P. I. — On pourrait vous répondre que l’essor de la voiture électrique et de la mobilité durable en général est capable de transcender les clivages…
J. V. — Les débats sont devenus d’autant plus complexes que deux formes de rupture sont intervenues. La première, c’est que c’est désormais la nature qui fait l’Histoire, et non plus l’inverse. L’homme n’a plus la main sur un grand nombre de dossiers, même s’il a tendance à l’oublier. La deuxième rupture est d’un tout autre genre mais elle n’est pas moins importante : le rapport masculin- féminin a changé en profondeur. La suprématie masculine qui a régné pendant des siècles est en recul. Le secteur automobile n’échappe pas à cette tendance au sens où la voiture n’est plus un objet aussi sexualisé que par le passé.
P. I. — Nous avons rappelé la force de frappe de l’industrie chinoise en matière d’électrique. Comment inciter le consommateur à privilégier un achat national ?
J. V. — Le prix est le premier indicateur vers lequel les gens se tournent spontanément. Ils disposent d’un budget pour une voiture et celui-ci n’est pas extensible. À preuve, une très large majorité de Français achètent une automobile d’occasion. Je ne parlerai même pas de la vitesse : cela, c’était autrefois. Avec la limite fixée à 130 km/h, le consommateur n’a plus aucune appétence pour un compteur qui affiche 200, 220 ou 240 km/h. Quant à la préférence nationale, un exemple me laisse songeur : je me déplace souvent pour assister ou participer à des réunions où s’expriment des experts et des responsables de premier plan dans des domaines variés. Lors de leurs interventions, ils parlent volontiers de l’industrie, des infrastructures, des innovations, des moyens pour ancrer ces outils et ce savoir-faire au cœur des territoires. Il n’empêche, quand vous sortez sur le parking, vous vous apercevez qu’un bon nombre d’entre eux roulent en voiture japonaise…
P. I. — Les perspectives d’évolution de la société offrent une bonne manière de conclure : l’électrique est-il la première pierre d’une révolution en profondeur, qui pourrait nous emmener jusqu’au véhicule autonome ?
J. V. — Pour le moment, le véhicule autonome est surtout quelque chose qui fait rêver, prompt à éveiller les supputations technologiques. Pour autant, son ancrage dans la société mérite déjà d’être étudié : ce modèle pourrait notamment être utilisé à l’intention des plus de 80 ans, une tranche d’âge à laquelle on conseille souvent de ne plus prendre le volant alors même qu’elle a besoin de se déplacer. Au passage, je constate que, chaque fois qu’une personne âgée provoque un accident, cela soulève un tollé. Non pas que cela soit totalement injustifié, surtout dans certains cas, mais rappelons que les jeunes qui occasionnent des sinistres parce qu’ils ne sont pas dans leur état normal sont beaucoup plus nombreux.
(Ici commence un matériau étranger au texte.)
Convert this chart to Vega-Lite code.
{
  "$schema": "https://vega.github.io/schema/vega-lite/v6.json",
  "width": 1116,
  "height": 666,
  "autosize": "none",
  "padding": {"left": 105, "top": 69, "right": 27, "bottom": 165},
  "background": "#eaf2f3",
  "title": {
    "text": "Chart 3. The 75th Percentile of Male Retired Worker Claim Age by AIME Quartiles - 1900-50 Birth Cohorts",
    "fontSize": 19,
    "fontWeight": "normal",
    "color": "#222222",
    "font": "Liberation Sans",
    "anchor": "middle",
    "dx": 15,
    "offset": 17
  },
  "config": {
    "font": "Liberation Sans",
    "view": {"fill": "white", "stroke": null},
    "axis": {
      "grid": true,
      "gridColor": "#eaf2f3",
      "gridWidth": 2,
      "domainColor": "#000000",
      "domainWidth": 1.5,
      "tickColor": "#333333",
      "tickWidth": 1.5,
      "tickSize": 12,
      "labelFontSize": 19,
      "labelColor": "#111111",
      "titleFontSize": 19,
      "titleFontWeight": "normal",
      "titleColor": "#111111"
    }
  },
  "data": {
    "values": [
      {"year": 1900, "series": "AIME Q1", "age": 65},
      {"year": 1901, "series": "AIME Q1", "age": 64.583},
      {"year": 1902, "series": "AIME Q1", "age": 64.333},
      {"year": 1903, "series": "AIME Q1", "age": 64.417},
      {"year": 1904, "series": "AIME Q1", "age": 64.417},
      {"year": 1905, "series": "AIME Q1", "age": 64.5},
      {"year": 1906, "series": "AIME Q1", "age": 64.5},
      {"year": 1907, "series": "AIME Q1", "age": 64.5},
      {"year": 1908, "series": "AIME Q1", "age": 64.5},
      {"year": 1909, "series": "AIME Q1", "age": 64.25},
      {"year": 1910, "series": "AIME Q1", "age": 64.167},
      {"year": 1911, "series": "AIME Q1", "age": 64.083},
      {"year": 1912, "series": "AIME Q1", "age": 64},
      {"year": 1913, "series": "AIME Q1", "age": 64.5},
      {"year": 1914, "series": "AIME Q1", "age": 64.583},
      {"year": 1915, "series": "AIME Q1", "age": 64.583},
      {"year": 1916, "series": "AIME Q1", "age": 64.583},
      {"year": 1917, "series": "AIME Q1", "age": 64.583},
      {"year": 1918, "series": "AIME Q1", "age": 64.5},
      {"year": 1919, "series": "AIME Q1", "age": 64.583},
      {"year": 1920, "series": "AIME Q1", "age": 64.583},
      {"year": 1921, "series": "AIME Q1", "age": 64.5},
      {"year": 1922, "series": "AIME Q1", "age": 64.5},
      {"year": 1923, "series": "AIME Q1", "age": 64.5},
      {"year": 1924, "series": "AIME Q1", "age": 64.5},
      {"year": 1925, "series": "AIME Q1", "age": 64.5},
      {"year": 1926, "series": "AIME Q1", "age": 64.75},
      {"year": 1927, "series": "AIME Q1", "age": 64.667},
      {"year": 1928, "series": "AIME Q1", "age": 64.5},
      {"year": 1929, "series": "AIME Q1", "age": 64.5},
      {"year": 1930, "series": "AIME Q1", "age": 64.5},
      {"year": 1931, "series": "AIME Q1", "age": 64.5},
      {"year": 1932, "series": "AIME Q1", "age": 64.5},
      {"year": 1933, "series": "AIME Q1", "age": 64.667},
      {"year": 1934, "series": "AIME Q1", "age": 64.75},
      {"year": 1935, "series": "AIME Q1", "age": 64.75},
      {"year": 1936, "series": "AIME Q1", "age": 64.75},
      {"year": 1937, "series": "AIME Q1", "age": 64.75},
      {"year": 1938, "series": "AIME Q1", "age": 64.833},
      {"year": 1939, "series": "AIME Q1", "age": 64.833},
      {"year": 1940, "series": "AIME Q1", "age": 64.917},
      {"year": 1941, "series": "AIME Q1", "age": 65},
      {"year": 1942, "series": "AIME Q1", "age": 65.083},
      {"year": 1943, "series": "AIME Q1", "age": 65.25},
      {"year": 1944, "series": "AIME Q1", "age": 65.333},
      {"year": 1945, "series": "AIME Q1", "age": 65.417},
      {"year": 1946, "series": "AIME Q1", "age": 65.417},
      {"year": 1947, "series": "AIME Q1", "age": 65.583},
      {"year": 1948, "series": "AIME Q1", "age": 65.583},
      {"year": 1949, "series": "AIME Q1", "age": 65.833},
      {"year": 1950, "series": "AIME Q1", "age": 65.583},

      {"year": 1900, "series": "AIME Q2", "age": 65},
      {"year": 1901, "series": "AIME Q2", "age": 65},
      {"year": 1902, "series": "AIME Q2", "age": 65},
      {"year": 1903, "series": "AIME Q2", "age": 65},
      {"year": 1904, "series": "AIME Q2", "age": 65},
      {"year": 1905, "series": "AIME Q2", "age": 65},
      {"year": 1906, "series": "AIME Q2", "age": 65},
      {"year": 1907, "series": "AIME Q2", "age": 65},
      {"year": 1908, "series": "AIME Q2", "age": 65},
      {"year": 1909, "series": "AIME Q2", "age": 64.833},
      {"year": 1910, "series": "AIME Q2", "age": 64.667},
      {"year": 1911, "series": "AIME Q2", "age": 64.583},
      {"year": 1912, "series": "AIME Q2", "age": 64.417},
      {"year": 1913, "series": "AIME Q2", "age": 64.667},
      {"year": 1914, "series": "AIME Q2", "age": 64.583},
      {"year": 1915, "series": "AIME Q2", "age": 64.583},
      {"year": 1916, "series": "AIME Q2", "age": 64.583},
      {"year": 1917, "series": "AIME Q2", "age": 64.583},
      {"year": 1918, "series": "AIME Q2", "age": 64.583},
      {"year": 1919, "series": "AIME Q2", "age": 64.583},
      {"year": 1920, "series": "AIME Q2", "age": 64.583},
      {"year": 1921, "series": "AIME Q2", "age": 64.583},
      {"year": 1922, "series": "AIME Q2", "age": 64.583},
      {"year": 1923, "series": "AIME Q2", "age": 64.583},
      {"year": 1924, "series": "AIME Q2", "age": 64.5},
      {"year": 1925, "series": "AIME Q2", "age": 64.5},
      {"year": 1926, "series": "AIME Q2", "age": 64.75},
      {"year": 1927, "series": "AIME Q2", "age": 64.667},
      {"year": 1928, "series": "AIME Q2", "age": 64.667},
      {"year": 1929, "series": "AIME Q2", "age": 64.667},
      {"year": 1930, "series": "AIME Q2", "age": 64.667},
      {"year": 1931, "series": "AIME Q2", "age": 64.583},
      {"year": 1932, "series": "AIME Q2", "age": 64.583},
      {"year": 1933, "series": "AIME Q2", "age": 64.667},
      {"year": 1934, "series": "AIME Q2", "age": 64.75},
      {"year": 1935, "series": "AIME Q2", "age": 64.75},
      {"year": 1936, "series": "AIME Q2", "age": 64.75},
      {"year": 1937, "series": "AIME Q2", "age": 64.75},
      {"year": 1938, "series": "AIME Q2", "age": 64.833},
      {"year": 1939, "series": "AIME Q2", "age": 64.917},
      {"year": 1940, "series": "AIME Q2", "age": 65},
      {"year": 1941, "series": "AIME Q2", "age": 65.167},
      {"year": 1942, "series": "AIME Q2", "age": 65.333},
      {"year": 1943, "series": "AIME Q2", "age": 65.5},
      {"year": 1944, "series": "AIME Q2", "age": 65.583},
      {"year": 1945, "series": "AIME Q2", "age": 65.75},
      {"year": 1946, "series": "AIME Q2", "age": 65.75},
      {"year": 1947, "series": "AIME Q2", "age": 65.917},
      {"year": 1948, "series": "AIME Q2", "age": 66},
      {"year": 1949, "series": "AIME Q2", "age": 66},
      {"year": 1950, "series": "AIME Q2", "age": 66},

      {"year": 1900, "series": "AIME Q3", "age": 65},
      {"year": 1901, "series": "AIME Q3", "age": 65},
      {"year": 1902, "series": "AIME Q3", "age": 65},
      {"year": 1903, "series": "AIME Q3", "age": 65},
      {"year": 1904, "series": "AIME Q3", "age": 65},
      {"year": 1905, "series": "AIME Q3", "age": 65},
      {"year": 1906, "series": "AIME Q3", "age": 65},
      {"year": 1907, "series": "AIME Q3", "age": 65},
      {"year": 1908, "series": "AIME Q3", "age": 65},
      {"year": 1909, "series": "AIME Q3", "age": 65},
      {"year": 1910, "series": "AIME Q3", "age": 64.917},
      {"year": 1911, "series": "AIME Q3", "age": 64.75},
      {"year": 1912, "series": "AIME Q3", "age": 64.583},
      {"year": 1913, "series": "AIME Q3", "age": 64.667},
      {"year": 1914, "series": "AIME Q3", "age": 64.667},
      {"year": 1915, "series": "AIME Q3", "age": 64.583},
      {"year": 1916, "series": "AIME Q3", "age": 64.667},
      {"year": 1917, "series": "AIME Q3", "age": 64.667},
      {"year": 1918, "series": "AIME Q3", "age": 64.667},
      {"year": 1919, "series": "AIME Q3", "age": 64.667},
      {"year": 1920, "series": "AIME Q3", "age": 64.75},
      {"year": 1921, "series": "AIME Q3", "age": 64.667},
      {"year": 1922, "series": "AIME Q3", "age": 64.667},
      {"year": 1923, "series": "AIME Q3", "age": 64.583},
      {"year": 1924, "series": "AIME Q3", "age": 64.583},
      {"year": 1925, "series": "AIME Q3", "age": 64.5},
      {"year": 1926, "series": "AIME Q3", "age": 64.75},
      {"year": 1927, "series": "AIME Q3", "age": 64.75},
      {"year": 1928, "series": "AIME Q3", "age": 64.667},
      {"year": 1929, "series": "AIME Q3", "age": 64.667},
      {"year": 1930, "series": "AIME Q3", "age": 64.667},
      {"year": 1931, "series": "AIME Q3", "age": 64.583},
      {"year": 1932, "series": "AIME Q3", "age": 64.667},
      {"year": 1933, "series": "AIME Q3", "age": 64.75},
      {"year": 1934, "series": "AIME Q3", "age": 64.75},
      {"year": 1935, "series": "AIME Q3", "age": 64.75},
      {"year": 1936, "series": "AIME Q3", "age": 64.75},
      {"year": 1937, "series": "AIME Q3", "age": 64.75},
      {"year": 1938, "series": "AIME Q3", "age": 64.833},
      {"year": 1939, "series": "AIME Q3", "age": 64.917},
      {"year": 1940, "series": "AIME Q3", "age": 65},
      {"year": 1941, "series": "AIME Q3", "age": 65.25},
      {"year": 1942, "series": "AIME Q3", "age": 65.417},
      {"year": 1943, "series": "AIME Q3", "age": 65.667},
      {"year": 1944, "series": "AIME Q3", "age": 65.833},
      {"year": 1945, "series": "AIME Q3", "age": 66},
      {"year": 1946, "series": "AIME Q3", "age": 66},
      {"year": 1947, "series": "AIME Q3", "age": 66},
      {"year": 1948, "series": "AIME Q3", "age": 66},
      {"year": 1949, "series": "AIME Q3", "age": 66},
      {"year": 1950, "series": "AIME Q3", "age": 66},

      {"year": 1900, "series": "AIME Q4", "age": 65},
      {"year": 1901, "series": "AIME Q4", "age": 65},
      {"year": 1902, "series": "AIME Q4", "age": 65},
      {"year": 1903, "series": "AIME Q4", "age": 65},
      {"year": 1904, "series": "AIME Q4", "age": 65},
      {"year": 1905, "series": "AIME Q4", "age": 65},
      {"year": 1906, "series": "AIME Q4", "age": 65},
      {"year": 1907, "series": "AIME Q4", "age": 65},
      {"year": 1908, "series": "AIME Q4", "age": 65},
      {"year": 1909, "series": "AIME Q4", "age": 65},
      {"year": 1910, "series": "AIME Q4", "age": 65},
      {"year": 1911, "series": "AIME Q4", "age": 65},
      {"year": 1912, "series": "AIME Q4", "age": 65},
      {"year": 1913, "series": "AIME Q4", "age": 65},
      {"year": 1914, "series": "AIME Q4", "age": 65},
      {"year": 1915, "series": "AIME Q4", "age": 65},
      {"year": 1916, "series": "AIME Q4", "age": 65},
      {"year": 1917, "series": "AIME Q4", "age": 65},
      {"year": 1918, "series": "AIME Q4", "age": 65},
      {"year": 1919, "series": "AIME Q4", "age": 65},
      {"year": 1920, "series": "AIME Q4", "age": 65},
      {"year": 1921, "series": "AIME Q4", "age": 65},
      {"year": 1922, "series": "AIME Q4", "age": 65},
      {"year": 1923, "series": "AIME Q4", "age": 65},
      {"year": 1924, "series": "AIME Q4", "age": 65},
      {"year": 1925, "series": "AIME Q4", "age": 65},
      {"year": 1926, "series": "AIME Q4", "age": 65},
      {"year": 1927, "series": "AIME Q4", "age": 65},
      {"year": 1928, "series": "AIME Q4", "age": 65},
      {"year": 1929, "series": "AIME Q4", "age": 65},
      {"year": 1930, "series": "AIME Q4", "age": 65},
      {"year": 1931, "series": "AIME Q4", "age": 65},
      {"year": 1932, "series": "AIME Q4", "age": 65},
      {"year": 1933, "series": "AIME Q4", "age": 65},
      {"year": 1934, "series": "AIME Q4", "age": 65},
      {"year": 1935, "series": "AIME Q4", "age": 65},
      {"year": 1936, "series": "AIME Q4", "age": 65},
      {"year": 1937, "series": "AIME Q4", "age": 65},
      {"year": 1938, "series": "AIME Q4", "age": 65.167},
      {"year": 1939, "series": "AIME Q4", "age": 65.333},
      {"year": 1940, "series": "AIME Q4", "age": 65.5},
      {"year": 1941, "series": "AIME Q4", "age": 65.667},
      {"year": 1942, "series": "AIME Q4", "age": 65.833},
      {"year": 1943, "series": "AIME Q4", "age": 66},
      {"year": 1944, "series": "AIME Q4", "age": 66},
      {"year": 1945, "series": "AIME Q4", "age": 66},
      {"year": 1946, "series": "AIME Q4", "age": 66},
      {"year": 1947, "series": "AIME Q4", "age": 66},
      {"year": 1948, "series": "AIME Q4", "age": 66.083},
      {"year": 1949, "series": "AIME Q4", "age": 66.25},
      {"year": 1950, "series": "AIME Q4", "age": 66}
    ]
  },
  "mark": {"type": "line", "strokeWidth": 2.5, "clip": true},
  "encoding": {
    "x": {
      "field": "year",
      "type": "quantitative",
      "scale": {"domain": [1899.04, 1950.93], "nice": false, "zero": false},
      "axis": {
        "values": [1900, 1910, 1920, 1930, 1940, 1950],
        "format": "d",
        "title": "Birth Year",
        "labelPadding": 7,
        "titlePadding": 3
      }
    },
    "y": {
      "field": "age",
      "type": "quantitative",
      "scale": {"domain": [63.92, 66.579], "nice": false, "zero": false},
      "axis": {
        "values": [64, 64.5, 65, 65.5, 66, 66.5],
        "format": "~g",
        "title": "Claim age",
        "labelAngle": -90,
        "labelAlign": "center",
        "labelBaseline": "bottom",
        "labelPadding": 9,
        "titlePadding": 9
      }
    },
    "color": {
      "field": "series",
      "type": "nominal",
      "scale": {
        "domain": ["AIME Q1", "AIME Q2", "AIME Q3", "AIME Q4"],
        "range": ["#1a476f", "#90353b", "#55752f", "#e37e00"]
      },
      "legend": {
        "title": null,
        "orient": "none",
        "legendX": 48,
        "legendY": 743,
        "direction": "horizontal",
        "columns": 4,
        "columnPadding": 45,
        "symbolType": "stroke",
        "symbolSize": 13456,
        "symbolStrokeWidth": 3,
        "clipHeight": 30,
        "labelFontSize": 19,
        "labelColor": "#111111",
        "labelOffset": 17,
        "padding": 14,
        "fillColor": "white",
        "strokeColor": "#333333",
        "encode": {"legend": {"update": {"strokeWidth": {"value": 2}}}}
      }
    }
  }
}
Or, curieusement, on ne parle jamais de cette jeunesse capable de générer une catastrophe après avoir bu un verre de trop.
P. I. — Si la voiture autonome venait à prendre racine, serait-ce un encouragement supplémentaire à la voiture reine de la ville ?
J. V. — Détrompez-vous. Dans les villes actuellement, c’est souvent le vélo le « roi de la fête » qui a pris le relais tour à tour du cheval et de la voiture. Cet avènement de la bicyclette irait encore mieux si les cyclistes respectaient le Code de la route. Or je vois peu de cyclistes qui s’arrêtent au feu. À leur décharge, l’agencement des voies de circulation mériterait une refonte de fond en comble. La France a fait le choix de sérier les voies par catégorie d’objets : l’une est réservée aux voitures, l’autre aux vélos, une autre aux bus ou encore aux taxis. Il serait plus judicieux de catégoriser les voies par vitesse : rouleraient ensemble des objets qui vont peu ou prou à la même vitesse ; cela empêcherait les conducteurs ou les cyclistes de faire des manœuvres audacieuses et/ou désespérées pour accélérer ou se dégager.